A “chaat” is a food class in itself, unique to India. Chaat, literally means to lick! Chaat was traditionally only available in northern India, but with migration and cultural assimilation it is now available throughout India -- a concoction of various foods that are smothered with sweet and sour chutnies and spice blends. It can be made of little crispy fried breads (pani puri) and filled with Jal Jeera (Cumin-Mint Drink) page 76, or made with potatoes, like Potato Patties (Aloo-Tikki), page 71. What makes a food chaat is not what it starts with, but what goes on the top. Chaat never fails to get one’s taste buds going. Young or old, everyone loves chaat. A common Indian phrase is “chaatori hai”, meaning a girl who likes chaat. Although in my experience boys like them equally well. I think it became attached to girls because when women are pregnant their desire to eat chaat increases. This is similar to pickles and pregnant women in America.

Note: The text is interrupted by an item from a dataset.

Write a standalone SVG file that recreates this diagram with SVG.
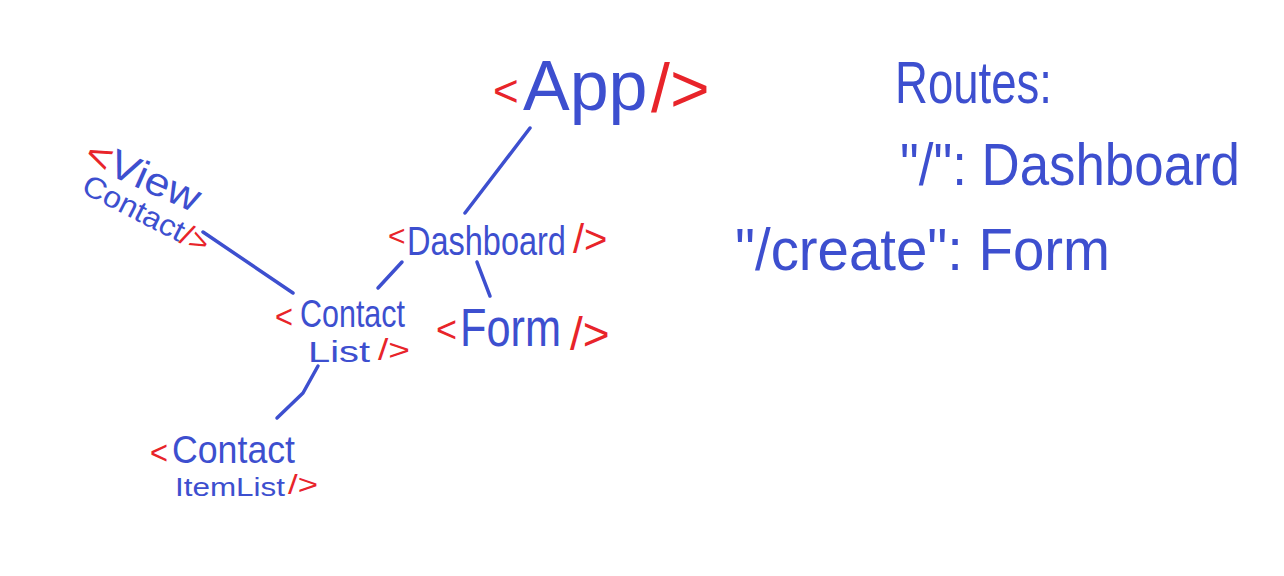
<svg xmlns="http://www.w3.org/2000/svg" width="1284" height="576" viewBox="0 0 1284 576">
<style>
text{font-family:"Liberation Sans",Arial,sans-serif;fill:#3d4fcf;}
text.r{fill:#e8242a;}
.c{stroke:#3d4fcf;stroke-width:3.5;fill:none;stroke-linecap:round;stroke-linejoin:round;}
</style>
<rect width="1284" height="576" fill="#ffffff"/>
<g id="connectors">
<path class="c" d="M530,128 L465,213"/>
<path class="c" d="M402,262 L378,288"/>
<path class="c" d="M477,262 L490,296"/>
<path class="c" d="M203,232 L293,293"/>
<path class="c" d="M318,366 L303,393 L277,418"/>
</g>
<g id="app">
<text class="r" x="493" y="106" font-size="44">&lt;</text>
<text x="523" y="110" font-size="70">App</text>
<text class="r" x="651" y="112" font-size="68">/&gt;</text>
</g>
<g id="dashboard">
<text class="r" x="388" y="246" font-size="30">&lt;</text>
<text transform="translate(407 255) scale(1 1.27)" x="0" y="0" font-size="32.5">Dashboard</text>
<text class="r" x="573" y="253" font-size="40">/&gt;</text>
</g>
<g id="form">
<text class="r" x="436" y="342" font-size="36">&lt;</text>
<text transform="translate(460 346) scale(1 1.22)" x="0" y="0" font-size="43.3">Form</text>
<text class="r" x="570" y="350" font-size="46">/&gt;</text>
</g>
<g id="contact-list">
<text class="r" x="275" y="328" font-size="34" textLength="18" lengthAdjust="spacingAndGlyphs">&lt;</text>
<text x="300" y="327" font-size="38" textLength="105" lengthAdjust="spacingAndGlyphs">Contact</text>
<text x="308" y="362" font-size="30" textLength="62" lengthAdjust="spacingAndGlyphs">List</text>
<text class="r" x="378" y="360" font-size="30" textLength="32" lengthAdjust="spacingAndGlyphs">/&gt;</text>
</g>
<g id="view-contact">
<text transform="rotate(24 82 163)" x="82" y="163" font-size="40" textLength="122" lengthAdjust="spacingAndGlyphs"><tspan fill="#e8242a">&lt;</tspan>View</text>
<text transform="rotate(27 80 192)" x="80" y="192" font-size="30" textLength="138" lengthAdjust="spacingAndGlyphs">Contact<tspan fill="#e8242a">/&gt;</tspan></text>
</g>
<g id="contact-item-list">
<text class="r" x="150" y="464" font-size="34" textLength="18" lengthAdjust="spacingAndGlyphs">&lt;</text>
<text x="172" y="463" font-size="38" textLength="123" lengthAdjust="spacingAndGlyphs">Contact</text>
<text x="175" y="496" font-size="26" textLength="110" lengthAdjust="spacingAndGlyphs">ItemList</text>
<text class="r" x="288" y="494" font-size="28" textLength="30" lengthAdjust="spacingAndGlyphs">/&gt;</text>
</g>
<g id="routes">
<text x="895" y="103" font-size="60" textLength="157" lengthAdjust="spacingAndGlyphs">Routes:</text>
<text x="900" y="185" font-size="60" textLength="340" lengthAdjust="spacingAndGlyphs">"/": Dashboard</text>
<text x="735" y="270" font-size="60" textLength="375" lengthAdjust="spacingAndGlyphs">"/create": Form</text>
</g>
</svg>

Many types of chaat are served with a yogurt topping and thus are not in the scope of this book. Although you can substitute soy yogurt, I chose to skip them, since there are plenty of gloriously vegan varieties to focus on instead. Traditionally, chaat was primarily sold by street vendors, at kiosks. But today it’s available in all types of Indian restaurants, from fast-food joints to fancy dining rooms. There is no substitute for chaat, and once you taste it you’re hooked. It is best shared with family and friends. I’ve been known to have just a chaat party and for my cynical, purist Indian friends who think chaat cannot be a meal, I also make a pulao (rice pillaf) so that they feel nourished.
Water is the beverage of choice with Indian meals. Alcohol is not accepted or served in most Indian homes. Although recently alcohol has gained popularity in India, especially among the elite class, it is still not adopted as an Indian beverage.
The most popular and uniquely Indian beverage is chai, which has swept the world in the last decade. Chai is brewed tea that is mixed with hot milk and sugar. Chai can be plain (still mixed with milk and sugar) or brewed with spices, masala chai. Coffee is very popular, especially in the south. It is also served with milk and sugar. South Indians take their coffee very seriously and as a rule will grind fresh coffee every morning. In north India espresso coffee is enjoyed as a delicacy, which is actually similar to cappuccino, and not at all the European espresso.
Beyond tea and coffee are soft drinks, fruit flavored cold beverages called sherbet, and lemonade served mostly in the summer. Then there are some very typical Indian drinks like lassi (a yogurt drink), which has gained international popularity and tandai (a almond spicy drink). They can be made with soy yogurt, see Soy Products, page 173. Although Indians drink tea and coffee all year long, cold beverages were traditionally only served in the summer (that’s an Aurvedic medicinal influence). But that too has changed, and today, you can get cold drinks any time of the year.
PARTY TIME (Side Bar)
For events such as a stand up buffet or a cocktail party for a number of people, browse this whole book, not just this chapter. Consider serving flatbreads cut in small portions, rice pulao, and a variety of chutneys as dips and spreads. Just remember, Indian food is saucy and can be messy, so plan to have small plates and forks and spoons available, not just napkins. Be adventurous, and mix a variety of Indian foods with your personal favorites.